* REQUIRED WORK: Please restate, exactly as written, the lines running from the beginning of the material through the line that has "import pandas as pd" in it.
══════════════════════════════
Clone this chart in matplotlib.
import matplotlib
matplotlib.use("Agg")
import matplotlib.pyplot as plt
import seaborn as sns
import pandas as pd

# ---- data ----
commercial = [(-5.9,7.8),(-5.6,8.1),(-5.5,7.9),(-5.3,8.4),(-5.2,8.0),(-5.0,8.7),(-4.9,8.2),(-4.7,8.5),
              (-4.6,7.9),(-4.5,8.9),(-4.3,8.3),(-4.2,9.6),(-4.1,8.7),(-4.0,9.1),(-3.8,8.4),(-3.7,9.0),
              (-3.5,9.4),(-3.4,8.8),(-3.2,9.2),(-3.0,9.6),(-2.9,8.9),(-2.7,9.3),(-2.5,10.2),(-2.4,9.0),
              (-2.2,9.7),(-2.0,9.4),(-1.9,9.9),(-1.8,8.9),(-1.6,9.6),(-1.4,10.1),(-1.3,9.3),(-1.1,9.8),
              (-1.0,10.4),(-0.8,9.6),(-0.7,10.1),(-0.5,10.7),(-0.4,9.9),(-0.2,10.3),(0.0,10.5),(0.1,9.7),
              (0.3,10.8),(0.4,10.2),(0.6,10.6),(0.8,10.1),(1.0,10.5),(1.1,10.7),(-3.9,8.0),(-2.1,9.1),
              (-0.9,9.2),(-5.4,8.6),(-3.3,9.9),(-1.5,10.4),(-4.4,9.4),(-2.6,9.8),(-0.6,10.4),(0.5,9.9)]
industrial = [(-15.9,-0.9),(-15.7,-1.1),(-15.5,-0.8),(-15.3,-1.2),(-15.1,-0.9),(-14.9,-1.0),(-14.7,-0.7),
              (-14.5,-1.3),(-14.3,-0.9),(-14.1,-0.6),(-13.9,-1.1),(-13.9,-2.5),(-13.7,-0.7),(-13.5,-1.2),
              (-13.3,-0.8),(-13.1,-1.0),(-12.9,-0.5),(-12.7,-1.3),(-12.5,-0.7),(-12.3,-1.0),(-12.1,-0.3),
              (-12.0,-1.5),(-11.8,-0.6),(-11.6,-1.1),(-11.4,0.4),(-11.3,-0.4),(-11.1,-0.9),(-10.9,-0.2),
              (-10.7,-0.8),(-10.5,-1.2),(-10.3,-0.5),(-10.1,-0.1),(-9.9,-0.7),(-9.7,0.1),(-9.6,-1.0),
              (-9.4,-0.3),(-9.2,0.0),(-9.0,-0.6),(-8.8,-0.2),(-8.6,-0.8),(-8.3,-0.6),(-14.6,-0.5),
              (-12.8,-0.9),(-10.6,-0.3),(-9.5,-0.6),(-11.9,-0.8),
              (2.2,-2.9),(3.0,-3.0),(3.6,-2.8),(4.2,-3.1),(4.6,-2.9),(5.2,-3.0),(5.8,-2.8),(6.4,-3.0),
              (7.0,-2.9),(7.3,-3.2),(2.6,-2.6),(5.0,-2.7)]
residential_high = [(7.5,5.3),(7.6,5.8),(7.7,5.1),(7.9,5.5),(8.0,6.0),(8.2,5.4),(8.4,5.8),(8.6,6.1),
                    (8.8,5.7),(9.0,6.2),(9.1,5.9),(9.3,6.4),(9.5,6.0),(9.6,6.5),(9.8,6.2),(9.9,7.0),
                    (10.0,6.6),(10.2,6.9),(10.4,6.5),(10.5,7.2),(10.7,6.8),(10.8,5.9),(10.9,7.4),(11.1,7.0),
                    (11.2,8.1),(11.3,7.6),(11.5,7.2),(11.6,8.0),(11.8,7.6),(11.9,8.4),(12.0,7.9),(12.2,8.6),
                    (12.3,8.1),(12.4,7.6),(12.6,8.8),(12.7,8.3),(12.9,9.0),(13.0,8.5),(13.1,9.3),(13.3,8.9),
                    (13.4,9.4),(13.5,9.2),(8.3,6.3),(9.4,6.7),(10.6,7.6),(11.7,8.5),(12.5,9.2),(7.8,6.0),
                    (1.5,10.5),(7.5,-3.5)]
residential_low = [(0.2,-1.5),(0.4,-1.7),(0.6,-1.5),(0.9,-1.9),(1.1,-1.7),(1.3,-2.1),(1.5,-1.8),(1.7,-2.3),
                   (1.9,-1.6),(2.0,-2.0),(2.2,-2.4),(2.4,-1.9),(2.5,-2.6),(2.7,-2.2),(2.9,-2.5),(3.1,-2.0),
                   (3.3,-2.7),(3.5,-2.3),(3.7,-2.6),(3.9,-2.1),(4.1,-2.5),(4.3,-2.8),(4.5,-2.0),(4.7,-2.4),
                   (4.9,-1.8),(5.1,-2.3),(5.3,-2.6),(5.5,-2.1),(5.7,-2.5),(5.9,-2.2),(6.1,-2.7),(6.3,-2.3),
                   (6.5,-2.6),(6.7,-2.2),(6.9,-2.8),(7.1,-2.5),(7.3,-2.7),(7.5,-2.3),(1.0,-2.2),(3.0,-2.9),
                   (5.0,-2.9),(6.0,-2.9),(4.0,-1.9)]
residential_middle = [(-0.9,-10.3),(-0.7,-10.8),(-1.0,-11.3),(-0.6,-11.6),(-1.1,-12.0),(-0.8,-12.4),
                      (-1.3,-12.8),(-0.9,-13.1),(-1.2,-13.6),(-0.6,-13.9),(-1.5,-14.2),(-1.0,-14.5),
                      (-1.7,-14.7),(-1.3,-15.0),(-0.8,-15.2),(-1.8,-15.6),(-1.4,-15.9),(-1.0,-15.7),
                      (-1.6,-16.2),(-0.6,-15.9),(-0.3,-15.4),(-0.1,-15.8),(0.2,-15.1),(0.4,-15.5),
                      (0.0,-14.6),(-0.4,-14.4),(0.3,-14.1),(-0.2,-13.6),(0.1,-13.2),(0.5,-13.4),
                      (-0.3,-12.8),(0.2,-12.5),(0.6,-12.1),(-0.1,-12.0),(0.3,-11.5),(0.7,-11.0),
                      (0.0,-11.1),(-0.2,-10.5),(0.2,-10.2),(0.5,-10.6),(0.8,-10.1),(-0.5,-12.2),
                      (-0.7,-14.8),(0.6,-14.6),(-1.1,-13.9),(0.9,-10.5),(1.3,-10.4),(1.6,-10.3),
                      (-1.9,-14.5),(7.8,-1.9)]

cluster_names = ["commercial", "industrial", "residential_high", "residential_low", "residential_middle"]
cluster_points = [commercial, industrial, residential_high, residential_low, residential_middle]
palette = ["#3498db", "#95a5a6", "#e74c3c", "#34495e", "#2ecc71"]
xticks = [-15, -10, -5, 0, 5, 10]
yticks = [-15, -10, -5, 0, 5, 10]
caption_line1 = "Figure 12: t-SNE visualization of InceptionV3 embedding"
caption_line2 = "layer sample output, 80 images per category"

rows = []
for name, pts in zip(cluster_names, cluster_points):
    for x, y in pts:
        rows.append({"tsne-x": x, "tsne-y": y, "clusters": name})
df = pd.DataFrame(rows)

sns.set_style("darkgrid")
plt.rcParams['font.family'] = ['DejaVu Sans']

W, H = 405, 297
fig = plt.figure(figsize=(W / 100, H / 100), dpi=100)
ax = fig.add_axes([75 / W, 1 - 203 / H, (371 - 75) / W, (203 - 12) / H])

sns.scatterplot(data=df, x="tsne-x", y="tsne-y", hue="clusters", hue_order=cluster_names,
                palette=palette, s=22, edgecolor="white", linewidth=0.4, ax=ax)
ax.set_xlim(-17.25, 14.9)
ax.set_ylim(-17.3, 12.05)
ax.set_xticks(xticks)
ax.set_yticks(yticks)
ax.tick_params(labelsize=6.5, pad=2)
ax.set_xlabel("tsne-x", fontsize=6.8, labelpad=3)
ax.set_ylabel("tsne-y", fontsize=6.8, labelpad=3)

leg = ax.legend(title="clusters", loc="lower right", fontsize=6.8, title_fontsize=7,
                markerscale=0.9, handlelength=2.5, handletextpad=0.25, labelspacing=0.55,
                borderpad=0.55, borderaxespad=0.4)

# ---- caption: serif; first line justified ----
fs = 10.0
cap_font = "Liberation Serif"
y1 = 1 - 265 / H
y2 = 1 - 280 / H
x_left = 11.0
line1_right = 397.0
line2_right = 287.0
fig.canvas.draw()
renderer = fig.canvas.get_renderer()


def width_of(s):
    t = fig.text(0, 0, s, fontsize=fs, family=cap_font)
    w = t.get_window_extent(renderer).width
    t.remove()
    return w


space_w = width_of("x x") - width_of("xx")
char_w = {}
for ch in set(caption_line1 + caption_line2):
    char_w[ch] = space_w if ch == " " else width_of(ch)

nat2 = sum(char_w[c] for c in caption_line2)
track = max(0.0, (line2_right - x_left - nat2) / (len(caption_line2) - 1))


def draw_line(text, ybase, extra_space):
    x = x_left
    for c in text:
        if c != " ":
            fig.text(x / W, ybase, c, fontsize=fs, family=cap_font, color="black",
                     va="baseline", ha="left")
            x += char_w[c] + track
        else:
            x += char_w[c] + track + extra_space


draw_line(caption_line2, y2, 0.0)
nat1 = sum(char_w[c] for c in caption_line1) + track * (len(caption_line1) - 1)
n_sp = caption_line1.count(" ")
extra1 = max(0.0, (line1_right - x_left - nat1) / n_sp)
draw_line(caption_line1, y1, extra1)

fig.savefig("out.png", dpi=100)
══════════════════════════════
* RESULT:
Clone this chart in matplotlib.
import matplotlib
matplotlib.use("Agg")
import matplotlib.pyplot as plt
import seaborn as sns
import pandas as pd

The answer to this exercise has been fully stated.